Cabu – Voilà. Figure-toi que j’ai succédé, dans les pages spectacle, à Sennep, qui était parti. Pendant deux ans, j’ai fait des croquis de théâtre, j’aimais bien d’ailleurs, et puis ils m’ont fait faire des dessins pour le procès Ben Barka. J’ai suivi pendant 45 jours. J’assistais à tout et le soir j’allais porter mes dessins, en revenant, à la rédaction.

Cabu – En revenant du service militaire en Algérie, j’ai eu la chance de rencontrer Fred qui m’a présenté à Cavanna et ça s’est enchaîné comme ça. J’ai fait partie d’une équipe, donc j’ai bénéficié d’une émulation. Il y avait déjà Topor et Reiser à l’époque.
Françoise Laborde – Mais de toute façon le dessin politique s’est imposé tout de suite à vous, il n’ y a pas eu d’hésitation ?
Cabu – Non parce que c’était dans la foulée de l’Algérie, j’avais des choses à dire, j’avais des choses sur le cœur c’est vrai. […] On n’a pas vu beaucoup de causes aboutir, c’est vrai, moi j’en ai vu une, c’est les tribunaux militaires qui ont été abolis.

Les libertés
Cabu – Dans certains pays on ne peut pas représenter les gens du pouvoir, par exemple, dans tout le Moyen-Orient, il n’y a pas une culture de la caricature et en Iran vous ne pouvez pas représenter le président iranien. […] Le poids des religions, des intégrismes de toutes les religions, ça n’existait pas trop il y a vingt ans, c’est nouveau évidemment, ils nous font des procès, ils nous font des menaces parfois, et ça on ne peut pas l’accepter.
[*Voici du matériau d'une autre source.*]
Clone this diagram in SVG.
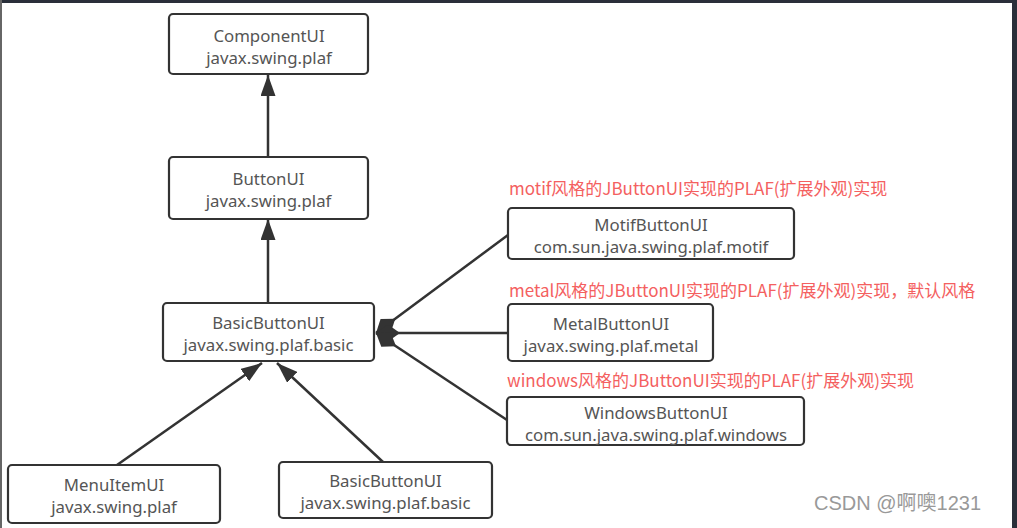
<svg xmlns="http://www.w3.org/2000/svg" width="1017" height="528" viewBox="0 0 1017 528">
<style>
.box{fill:#fff;stroke:#333;stroke-width:2.2}
.t{font-family:"Noto Sans","Noto Sans CJK SC",sans-serif;font-size:16.8px;fill:#555;text-anchor:middle}
.lbl{font-family:"Noto Sans CJK SC","Noto Sans",sans-serif;font-size:17px;fill:#f46060}
.ln{stroke:#333;stroke-width:2.5;fill:none}
</style>
<defs>
<marker id="tri" viewBox="0 0 21 15" refX="21" refY="7.5" markerWidth="21" markerHeight="15" markerUnits="userSpaceOnUse" orient="auto"><path d="M0,0 L21,7.5 L0,15 Z" fill="#333"/></marker>
<marker id="dia" viewBox="0 0 24 17" refX="24" refY="8.5" markerWidth="24" markerHeight="17" markerUnits="userSpaceOnUse" orient="auto"><path d="M0,8.5 L12,0 L24,8.5 L12,17 Z" fill="#333"/></marker>
</defs>
<rect x="0" y="0" width="1017" height="528" fill="#fff"/>
<rect x="0" y="0" width="1017" height="3" fill="#2a2f3a"/>
<rect x="0" y="0" width="2" height="528" fill="#666"/>
<rect x="1012" y="0" width="5" height="528" fill="#2a2f3a"/>
<g id="connectors">
<line class="ln" x1="268" y1="157" x2="268" y2="75" marker-end="url(#tri)"/>
<line class="ln" x1="268" y1="303" x2="268" y2="219" marker-end="url(#tri)"/>
<line class="ln" x1="117" y1="465" x2="262" y2="363" marker-end="url(#tri)"/>
<line class="ln" x1="383" y1="462" x2="277" y2="363" marker-end="url(#tri)"/>
<line class="ln" x1="508" y1="235" x2="376" y2="333" marker-end="url(#dia)"/>
<line class="ln" x1="508" y1="333" x2="376" y2="333" marker-end="url(#dia)"/>
<line class="ln" x1="507" y1="420" x2="376" y2="333" marker-end="url(#dia)"/>
</g>
<g id="componentui"><rect class="box" x="169" y="14" width="199" height="60" rx="4"/><text class="t" x="269" y="42">ComponentUI</text><text class="t" x="269" y="64">javax.swing.plaf</text></g>
<g id="buttonui"><rect class="box" x="169" y="157" width="199" height="62" rx="4"/><text class="t" x="268.5" y="185">ButtonUI</text><text class="t" x="268.5" y="207">javax.swing.plaf</text></g>
<g id="basicbuttonui"><rect class="box" x="163" y="303" width="211" height="58" rx="4"/><text class="t" x="268.5" y="329">BasicButtonUI</text><text class="t" x="268.5" y="351">javax.swing.plaf.basic</text></g>
<g id="motifbuttonui"><rect class="box" x="508" y="208" width="286" height="51" rx="4"/><text class="t" x="651" y="231">MotifButtonUI</text><text class="t" x="651" y="253">com.sun.java.swing.plaf.motif</text></g>
<g id="metalbuttonui"><rect class="box" x="508" y="304" width="205" height="57" rx="4"/><text class="t" x="611" y="330">MetalButtonUI</text><text class="t" x="611" y="352">javax.swing.plaf.metal</text></g>
<g id="windowsbuttonui"><rect class="box" x="507" y="397" width="297" height="48" rx="4"/><text class="t" x="656" y="419">WindowsButtonUI</text><text class="t" x="656" y="441">com.sun.java.swing.plaf.windows</text></g>
<g id="menuitemui"><rect class="box" x="8" y="465" width="212" height="58" rx="4"/><text class="t" x="114" y="491">MenuItemUI</text><text class="t" x="114" y="513">javax.swing.plaf</text></g>
<g id="basicbuttonui2"><rect class="box" x="279" y="462" width="213" height="56" rx="4"/><text class="t" x="385.5" y="487">BasicButtonUI</text><text class="t" x="385.5" y="509">javax.swing.plaf.basic</text></g>
<g id="labels">
<text class="lbl" x="509" y="195">motif风格的JButtonUI实现的PLAF(扩展外观)实现</text>
<text class="lbl" x="509" y="297">metal风格的JButtonUI实现的PLAF(扩展外观)实现，默认风格</text>
<text class="lbl" x="507" y="387">windows风格的JButtonUI实现的PLAF(扩展外观)实现</text>
</g>
<text x="814" y="510" font-family="'Liberation Sans','Noto Sans CJK SC',sans-serif" font-size="20" fill="#999">CSDN @啊噢1231</text>
</svg>
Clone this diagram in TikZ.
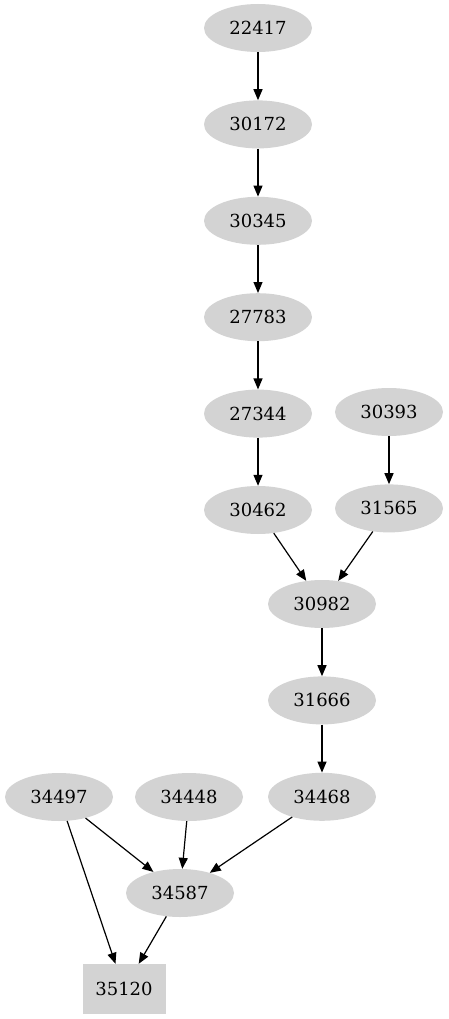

Benjamin Petrover – Vous ,Cabu, vous avez reçu des menaces ?
Cabu – Oui, oui. Au moment du procès des caricatures danoises, vous savez, qu’on a publiées, j’étais… J’étais protégé par la police ! (rires).
Benjamin Petrover – Ça vous fait rire, mais c’est pas drôle.
Cabu – Ça fait rire, oui, oui.
Benjamin Petrover – Ça a duré combien de temps ?
Cabu – Ça a duré trois semaines, seulement. Mais actuellement je peux vous dire que Riss, Charb et Luz sont toujours protégés par deux policiers chacun.
Benjamin Petrover – Donc ils sont toujours menacés.
Cabu – Il y a toujours des menaces de mort, pour un dessin vous vous rendez compte !
Benjamin Petrover – Émanant de qui ? C’est signé ? Ça reste anonyme ?
Cabu – Non, c’est pas signé, mais on sait d’où ça vient quand même…

François-Henri de Virieu – Est-ce qu’on peut rire avec l’inceste, est-ce qu’on peut rire avec la mort, la maladie ?
Cabu – Oui, pour désamorcer, pour ne pas dramatiser et montrer le grotesque de toutes les situations, même la mort.
Bernard Pivot – Est-ce qu’il vous est arrivé de faire des dessins particulièrement méchants que vous avez regretté ensuite, en vous disant non là j’y suis quand même allé un peu fort ?
Cabu (réfléchit) – Non, non (rires).
Bernard Pivot – Jamais ?
Cabu rit.

Cabu – Attendez, il y a Chevènement qui se présente, là, lui il me fait peur parce qu’il est trop nationaliste. J’ai fait un dessin récemment, c’était : « Même la mort n’en a pas voulu, vous n’allez quand même pas voter Chevènement ? »

Cabu – Je pense que… On continue à le faire, on ne va pas se prendre pour des héros non plus, on essaie de faire rire, d’abord. On est toujours étonnés parce qu’on veut faire rire et on nous menace de mort, c’est quand même incroyable…
Benjamin Petrover – Parce que le corollaire du titre de votre livre Peut-on encore rire de tout ? c’est surtout : pourra-t-on encore rire de tout ?
Cabu – Oui, oui, c’est ça. Mais je pense qu’en France, on peut encore rire de tout. On n’est pas en Iran, on n’est pas en Corée du Nord, vous voyez, il faut maintenir ce niveau d’esprit critique.

Le côté ensoleillé de la rue
Écoutez il y a des jours où on dit « qu’est-ce qu’il y a comme imbéciles sur la terre, on arrivera jamais à changer les choses ». Puis il y a des jours où on est un peu mieux et on se dit « il y a peut-être un espoir, peut-être que les jeunes vont changer le monde » et tout ça. En ce moment, c’est pas… C’est mal parti mais… […] Comment cela s’appelle en français ? Le côté ensoleillé de la rue ? (rires). C’est un bon slogan, d’ailleurs. Il faut dessiner pour montrer, quand même, qu’il y a un côté ensoleillé de la rue.